## Record extracts
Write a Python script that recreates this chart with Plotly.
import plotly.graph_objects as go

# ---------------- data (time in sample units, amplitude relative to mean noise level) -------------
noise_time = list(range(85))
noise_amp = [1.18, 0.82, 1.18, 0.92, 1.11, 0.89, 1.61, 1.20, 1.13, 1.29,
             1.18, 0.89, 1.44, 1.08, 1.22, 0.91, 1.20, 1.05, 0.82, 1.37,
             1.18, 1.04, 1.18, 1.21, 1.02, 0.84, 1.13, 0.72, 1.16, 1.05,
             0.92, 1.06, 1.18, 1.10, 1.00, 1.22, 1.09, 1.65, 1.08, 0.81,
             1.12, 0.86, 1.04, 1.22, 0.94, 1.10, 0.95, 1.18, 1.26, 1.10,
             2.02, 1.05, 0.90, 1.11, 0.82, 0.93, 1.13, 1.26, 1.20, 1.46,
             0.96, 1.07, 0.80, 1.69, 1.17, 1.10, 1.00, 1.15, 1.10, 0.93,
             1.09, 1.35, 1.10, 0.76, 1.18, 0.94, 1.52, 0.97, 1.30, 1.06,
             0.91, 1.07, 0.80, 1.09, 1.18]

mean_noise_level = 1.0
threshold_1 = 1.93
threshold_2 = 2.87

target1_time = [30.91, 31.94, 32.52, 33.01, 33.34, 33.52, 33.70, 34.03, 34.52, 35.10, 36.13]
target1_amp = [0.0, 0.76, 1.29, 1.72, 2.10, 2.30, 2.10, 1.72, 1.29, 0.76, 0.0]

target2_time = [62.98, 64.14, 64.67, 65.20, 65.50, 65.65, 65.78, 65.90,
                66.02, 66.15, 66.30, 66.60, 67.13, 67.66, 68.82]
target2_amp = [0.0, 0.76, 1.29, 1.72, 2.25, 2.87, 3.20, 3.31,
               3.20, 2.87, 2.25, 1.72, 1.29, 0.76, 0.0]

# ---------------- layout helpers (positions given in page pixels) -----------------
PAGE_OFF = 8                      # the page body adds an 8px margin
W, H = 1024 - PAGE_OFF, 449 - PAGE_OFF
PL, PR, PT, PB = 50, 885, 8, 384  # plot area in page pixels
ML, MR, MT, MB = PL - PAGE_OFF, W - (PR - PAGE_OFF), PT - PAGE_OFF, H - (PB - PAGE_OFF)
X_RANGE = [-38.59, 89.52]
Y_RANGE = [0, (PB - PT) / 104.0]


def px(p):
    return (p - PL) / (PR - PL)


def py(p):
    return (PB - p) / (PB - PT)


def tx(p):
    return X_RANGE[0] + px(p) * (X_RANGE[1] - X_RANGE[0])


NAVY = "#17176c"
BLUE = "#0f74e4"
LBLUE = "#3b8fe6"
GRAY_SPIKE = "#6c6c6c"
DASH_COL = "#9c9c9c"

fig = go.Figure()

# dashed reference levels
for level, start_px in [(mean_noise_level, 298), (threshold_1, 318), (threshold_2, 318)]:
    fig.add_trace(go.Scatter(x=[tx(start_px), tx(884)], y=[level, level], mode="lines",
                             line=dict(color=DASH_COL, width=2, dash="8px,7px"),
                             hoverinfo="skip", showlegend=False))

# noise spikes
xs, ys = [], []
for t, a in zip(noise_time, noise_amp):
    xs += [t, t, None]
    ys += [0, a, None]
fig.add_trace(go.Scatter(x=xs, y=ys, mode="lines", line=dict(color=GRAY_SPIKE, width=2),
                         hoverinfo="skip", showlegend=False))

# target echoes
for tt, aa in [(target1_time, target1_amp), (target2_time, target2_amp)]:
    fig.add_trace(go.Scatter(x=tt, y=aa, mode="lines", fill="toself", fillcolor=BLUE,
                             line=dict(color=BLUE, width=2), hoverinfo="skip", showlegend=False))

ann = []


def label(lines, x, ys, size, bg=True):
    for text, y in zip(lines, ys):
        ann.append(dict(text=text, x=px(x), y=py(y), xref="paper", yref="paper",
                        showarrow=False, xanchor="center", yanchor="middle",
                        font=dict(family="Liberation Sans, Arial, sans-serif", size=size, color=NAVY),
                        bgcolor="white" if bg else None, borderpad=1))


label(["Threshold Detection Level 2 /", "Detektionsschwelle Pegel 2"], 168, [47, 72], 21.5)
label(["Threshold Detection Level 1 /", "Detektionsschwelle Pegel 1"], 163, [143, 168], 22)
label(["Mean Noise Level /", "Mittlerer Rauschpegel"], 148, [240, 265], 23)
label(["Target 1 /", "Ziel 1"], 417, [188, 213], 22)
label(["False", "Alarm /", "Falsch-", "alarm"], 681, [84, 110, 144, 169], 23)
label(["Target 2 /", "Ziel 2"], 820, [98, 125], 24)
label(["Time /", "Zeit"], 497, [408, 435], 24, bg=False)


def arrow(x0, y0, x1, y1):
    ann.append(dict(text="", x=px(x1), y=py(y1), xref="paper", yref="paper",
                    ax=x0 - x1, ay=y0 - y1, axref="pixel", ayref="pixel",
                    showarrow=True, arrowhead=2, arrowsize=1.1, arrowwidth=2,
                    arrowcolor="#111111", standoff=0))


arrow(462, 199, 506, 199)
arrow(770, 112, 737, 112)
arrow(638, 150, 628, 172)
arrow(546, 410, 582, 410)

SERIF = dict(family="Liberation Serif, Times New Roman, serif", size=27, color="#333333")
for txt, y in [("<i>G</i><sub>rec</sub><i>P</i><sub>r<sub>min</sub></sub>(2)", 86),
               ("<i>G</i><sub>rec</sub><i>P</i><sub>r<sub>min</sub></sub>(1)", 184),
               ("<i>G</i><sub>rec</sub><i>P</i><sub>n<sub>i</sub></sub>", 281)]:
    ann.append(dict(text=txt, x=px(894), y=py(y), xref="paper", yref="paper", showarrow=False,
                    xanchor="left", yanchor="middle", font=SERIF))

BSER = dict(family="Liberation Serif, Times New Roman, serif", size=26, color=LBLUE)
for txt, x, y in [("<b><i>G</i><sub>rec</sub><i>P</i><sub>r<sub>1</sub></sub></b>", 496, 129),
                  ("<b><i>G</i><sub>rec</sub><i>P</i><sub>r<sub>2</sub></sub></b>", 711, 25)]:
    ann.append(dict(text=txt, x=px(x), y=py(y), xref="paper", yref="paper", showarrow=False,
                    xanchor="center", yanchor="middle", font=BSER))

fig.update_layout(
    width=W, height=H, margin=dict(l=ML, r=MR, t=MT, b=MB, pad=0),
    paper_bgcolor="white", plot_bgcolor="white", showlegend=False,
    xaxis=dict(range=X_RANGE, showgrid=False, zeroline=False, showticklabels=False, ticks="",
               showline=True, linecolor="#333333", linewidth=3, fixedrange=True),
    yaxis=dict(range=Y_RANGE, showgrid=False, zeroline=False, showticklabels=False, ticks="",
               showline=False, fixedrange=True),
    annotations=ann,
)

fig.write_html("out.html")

--

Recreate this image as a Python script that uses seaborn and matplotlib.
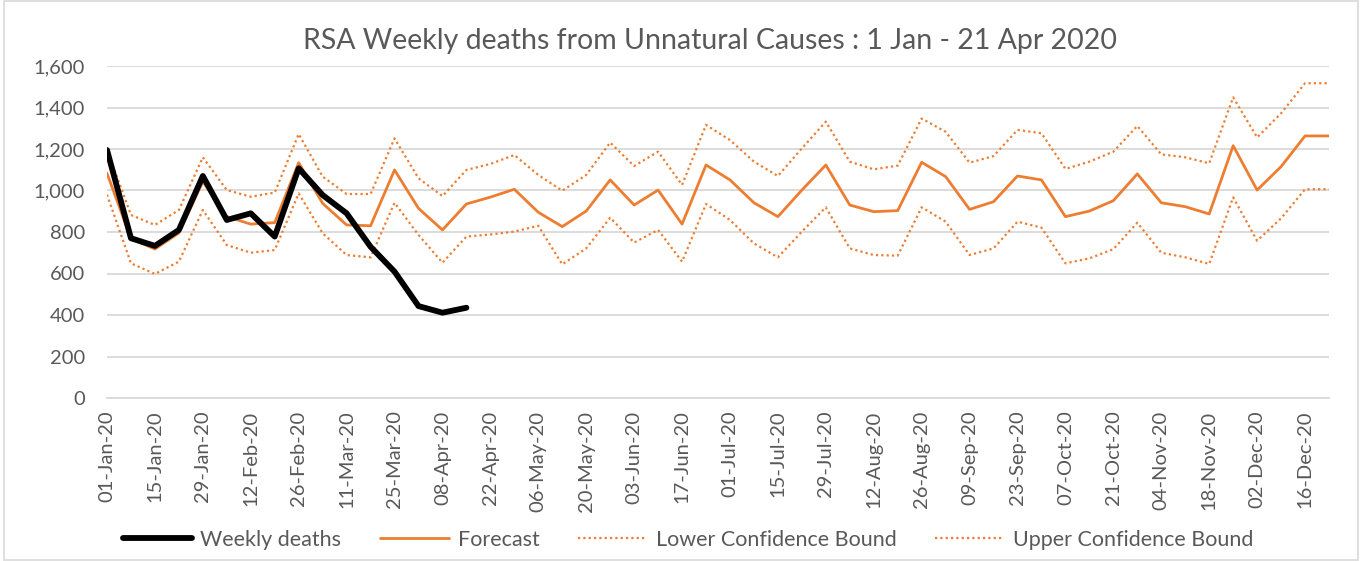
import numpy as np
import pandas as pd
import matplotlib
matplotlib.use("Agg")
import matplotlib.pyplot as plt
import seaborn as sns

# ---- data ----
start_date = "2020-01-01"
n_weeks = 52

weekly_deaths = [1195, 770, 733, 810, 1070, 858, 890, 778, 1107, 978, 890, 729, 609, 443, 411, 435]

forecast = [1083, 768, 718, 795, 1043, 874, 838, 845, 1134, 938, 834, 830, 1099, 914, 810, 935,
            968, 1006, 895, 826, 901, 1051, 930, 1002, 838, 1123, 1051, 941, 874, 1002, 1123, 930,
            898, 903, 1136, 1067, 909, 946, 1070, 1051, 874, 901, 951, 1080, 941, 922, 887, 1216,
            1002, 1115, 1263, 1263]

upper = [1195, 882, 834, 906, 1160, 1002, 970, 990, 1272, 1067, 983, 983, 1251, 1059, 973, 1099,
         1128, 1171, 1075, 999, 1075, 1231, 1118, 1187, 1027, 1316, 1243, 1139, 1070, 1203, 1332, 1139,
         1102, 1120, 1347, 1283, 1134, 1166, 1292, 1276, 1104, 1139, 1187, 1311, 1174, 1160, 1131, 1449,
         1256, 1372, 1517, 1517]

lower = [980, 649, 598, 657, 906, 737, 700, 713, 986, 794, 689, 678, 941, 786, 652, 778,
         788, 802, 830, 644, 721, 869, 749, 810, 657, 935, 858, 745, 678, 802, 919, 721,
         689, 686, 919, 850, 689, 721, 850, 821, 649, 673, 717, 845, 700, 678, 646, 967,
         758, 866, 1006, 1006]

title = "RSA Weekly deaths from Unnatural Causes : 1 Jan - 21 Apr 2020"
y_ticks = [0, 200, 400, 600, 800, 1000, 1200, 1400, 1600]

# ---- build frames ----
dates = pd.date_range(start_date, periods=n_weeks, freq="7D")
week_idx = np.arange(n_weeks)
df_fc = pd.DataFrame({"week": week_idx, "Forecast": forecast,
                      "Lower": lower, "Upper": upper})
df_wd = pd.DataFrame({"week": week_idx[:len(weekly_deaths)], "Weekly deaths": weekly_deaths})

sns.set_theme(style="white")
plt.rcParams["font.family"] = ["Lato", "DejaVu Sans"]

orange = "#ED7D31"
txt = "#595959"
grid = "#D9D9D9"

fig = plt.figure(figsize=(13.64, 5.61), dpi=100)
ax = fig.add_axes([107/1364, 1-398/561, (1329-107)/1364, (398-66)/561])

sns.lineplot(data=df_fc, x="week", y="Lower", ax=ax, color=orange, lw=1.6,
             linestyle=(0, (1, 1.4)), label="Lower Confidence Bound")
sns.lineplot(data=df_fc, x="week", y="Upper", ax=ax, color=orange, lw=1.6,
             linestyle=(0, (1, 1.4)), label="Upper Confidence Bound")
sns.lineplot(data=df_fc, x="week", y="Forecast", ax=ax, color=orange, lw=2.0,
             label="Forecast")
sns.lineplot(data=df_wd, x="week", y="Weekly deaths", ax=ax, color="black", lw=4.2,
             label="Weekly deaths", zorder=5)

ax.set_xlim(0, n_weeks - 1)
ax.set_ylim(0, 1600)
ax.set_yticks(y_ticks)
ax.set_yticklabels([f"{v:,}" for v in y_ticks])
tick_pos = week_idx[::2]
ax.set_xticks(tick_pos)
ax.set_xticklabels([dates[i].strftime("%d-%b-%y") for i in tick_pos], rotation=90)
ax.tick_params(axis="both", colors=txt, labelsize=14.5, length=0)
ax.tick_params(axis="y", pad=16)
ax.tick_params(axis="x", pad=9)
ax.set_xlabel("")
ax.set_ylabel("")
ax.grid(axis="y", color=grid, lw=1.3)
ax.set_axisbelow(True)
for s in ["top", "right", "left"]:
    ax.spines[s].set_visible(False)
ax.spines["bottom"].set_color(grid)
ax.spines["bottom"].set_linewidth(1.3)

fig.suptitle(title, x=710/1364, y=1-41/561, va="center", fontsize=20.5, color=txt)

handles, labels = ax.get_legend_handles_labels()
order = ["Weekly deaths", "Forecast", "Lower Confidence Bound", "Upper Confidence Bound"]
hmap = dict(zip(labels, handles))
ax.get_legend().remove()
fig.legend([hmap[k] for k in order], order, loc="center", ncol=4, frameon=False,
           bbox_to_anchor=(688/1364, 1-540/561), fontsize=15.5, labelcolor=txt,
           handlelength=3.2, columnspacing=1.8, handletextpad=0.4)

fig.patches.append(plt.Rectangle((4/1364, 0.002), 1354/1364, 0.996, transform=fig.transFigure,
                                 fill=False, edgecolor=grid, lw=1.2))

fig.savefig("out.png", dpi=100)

==

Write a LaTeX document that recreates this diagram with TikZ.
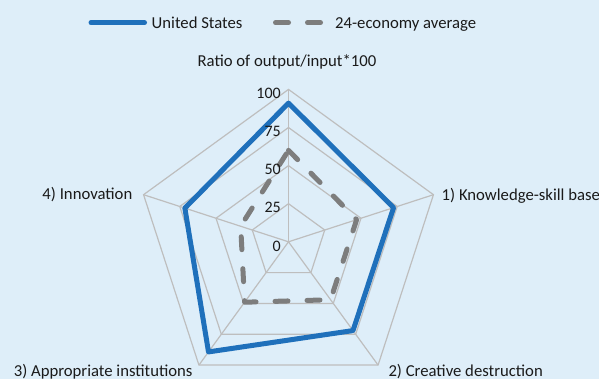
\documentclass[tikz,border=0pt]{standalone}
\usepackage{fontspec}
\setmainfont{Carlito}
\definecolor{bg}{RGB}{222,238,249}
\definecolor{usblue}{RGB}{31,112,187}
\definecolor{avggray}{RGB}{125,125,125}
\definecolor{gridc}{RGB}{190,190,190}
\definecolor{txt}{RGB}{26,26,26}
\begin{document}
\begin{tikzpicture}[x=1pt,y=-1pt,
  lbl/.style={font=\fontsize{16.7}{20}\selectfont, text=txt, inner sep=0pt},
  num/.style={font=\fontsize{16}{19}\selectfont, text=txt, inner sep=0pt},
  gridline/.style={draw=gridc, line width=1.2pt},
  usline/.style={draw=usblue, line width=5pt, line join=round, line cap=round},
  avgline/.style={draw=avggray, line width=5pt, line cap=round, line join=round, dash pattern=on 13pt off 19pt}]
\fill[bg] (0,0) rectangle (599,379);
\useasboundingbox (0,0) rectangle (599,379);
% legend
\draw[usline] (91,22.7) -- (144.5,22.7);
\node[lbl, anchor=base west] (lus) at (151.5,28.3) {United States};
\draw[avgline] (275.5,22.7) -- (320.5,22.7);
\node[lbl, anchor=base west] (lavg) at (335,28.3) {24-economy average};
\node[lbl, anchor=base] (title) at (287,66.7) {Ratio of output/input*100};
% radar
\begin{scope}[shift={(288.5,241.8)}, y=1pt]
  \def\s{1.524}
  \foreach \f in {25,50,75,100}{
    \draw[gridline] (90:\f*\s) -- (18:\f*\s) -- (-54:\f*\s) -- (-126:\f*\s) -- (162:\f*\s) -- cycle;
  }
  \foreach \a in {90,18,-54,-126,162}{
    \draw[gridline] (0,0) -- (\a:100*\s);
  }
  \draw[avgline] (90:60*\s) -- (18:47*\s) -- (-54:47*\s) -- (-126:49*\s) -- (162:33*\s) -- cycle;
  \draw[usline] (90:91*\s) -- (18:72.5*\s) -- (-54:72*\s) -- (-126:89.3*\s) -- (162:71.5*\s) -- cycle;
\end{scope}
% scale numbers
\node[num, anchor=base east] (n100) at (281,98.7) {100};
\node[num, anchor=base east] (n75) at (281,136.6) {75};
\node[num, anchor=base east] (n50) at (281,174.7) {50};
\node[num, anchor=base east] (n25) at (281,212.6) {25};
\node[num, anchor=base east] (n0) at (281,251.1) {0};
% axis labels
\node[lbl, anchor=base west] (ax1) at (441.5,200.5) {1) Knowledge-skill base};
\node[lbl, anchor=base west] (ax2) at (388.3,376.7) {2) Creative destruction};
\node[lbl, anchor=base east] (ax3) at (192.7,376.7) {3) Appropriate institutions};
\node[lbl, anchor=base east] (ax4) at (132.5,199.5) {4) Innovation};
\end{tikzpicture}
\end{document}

## Prompt
Using the records above, select and copy every line that has the word "seaborn".

## Solution
Recreate this image as a Python script that uses seaborn and matplotlib.
import seaborn as sns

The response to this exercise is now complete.